◆ DATASET EXCERPT
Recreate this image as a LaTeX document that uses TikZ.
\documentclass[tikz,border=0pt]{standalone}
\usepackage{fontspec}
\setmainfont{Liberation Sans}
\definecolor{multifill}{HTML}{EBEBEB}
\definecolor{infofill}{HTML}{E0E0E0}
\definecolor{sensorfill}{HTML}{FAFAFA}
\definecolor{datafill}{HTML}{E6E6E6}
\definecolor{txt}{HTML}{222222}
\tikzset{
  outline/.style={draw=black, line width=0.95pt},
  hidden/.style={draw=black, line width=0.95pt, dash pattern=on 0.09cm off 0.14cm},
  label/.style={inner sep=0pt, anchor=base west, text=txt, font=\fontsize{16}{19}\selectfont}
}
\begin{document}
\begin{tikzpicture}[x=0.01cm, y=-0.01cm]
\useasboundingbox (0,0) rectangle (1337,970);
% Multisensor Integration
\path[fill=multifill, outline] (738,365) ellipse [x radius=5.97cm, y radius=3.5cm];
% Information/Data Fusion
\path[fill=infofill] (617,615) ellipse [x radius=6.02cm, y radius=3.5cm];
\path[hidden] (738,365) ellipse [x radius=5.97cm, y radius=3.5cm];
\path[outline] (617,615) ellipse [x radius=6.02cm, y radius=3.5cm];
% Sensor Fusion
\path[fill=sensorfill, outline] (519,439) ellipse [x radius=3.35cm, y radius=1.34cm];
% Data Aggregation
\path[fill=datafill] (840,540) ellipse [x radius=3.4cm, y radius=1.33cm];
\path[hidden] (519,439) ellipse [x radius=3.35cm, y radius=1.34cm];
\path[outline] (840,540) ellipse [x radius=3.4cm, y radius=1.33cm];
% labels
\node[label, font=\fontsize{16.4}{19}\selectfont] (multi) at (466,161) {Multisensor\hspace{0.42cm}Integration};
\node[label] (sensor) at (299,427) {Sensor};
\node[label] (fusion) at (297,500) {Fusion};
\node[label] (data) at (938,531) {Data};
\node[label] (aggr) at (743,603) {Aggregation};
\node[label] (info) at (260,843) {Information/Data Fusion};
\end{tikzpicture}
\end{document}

◆ EXERCISE OBJECTIVE
Can you reproduce all the material exactly?

◆ TASK RESULT
Recreate this image as a LaTeX document that uses TikZ.
\documentclass[tikz,border=0pt]{standalone}
\usepackage{fontspec}
\setmainfont{Liberation Sans}
\definecolor{multifill}{HTML}{EBEBEB}
\definecolor{infofill}{HTML}{E0E0E0}
\definecolor{sensorfill}{HTML}{FAFAFA}
\definecolor{datafill}{HTML}{E6E6E6}
\definecolor{txt}{HTML}{222222}
\tikzset{
  outline/.style={draw=black, line width=0.95pt},
  hidden/.style={draw=black, line width=0.95pt, dash pattern=on 0.09cm off 0.14cm},
  label/.style={inner sep=0pt, anchor=base west, text=txt, font=\fontsize{16}{19}\selectfont}
}
\begin{document}
\begin{tikzpicture}[x=0.01cm, y=-0.01cm]
\useasboundingbox (0,0) rectangle (1337,970);
% Multisensor Integration
\path[fill=multifill, outline] (738,365) ellipse [x radius=5.97cm, y radius=3.5cm];
% Information/Data Fusion
\path[fill=infofill] (617,615) ellipse [x radius=6.02cm, y radius=3.5cm];
\path[hidden] (738,365) ellipse [x radius=5.97cm, y radius=3.5cm];
\path[outline] (617,615) ellipse [x radius=6.02cm, y radius=3.5cm];
% Sensor Fusion
\path[fill=sensorfill, outline] (519,439) ellipse [x radius=3.35cm, y radius=1.34cm];
% Data Aggregation
\path[fill=datafill] (840,540) ellipse [x radius=3.4cm, y radius=1.33cm];
\path[hidden] (519,439) ellipse [x radius=3.35cm, y radius=1.34cm];
\path[outline] (840,540) ellipse [x radius=3.4cm, y radius=1.33cm];
% labels
\node[label, font=\fontsize{16.4}{19}\selectfont] (multi) at (466,161) {Multisensor\hspace{0.42cm}Integration};
\node[label] (sensor) at (299,427) {Sensor};
\node[label] (fusion) at (297,500) {Fusion};
\node[label] (data) at (938,531) {Data};
\node[label] (aggr) at (743,603) {Aggregation};
\node[label] (info) at (260,843) {Information/Data Fusion};
\end{tikzpicture}
\end{document}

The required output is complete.